The second disclosure relates to the inventor’s compliance with institutional conflict-of-interest and conflict-of-commitment policies. Such conflicts are a hot topic in the national media, professional organizations, and journals, as well as in hallway gossip. Being accused of having a conflict can severely damage one’s reputation and future prospects. The federal agencies and academic entities have become quite attentive in enforcing their conflicts policies. Northwestern’s policies in this area can be accessed online. 

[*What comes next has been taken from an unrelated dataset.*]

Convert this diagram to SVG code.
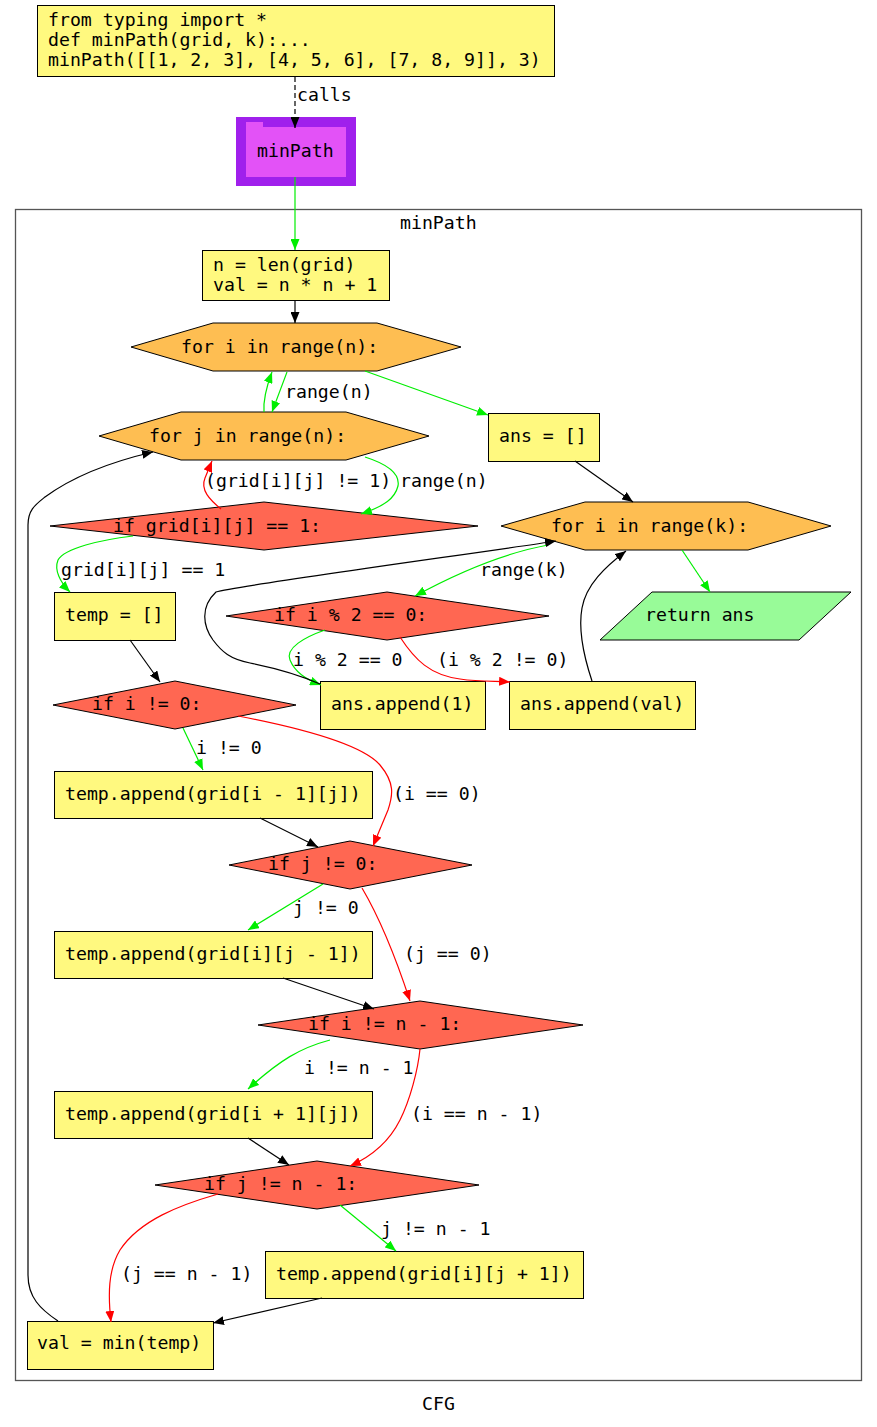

A conflict-of-commitment occurs when outside activities interfere with an individual’s responsibilities under his or her academic position. Typically, institutional consulting policies allow academic personnel to spend a set amount of time per week or month doing outside professional work, which may include helping to launch a new company. A conflict-of-interest exists when an individual’s personal interests (e.g., equity holdings in a startup company) are perceived to influence that person’s judgment when exercising his or her academic employment duties. Institutions require that the individual disclose and manage uch potential conflicts. Because conflict-of-interest management can be a complicated business, especially if a researcher contemplates a startup company while remaining an academic employee, it is essential that the constraints on permissible activities are well understood. Conflict-of-interest management plans, are above all, concerned with protecting vulnerable parties, such as graduate students and human subjects participating in the research, who are under the charge of the academic entrepreneur. 

Inventors should consult with their department chair and dean, as soon as they are ready to get serious about forming a new company, to lay out plans and receive feedback . What is most important is that it is not about whether you think there is a conflict or not, but whether someone else might perceive one. When in doubt, disclose. It can save you a lot of heartache later on.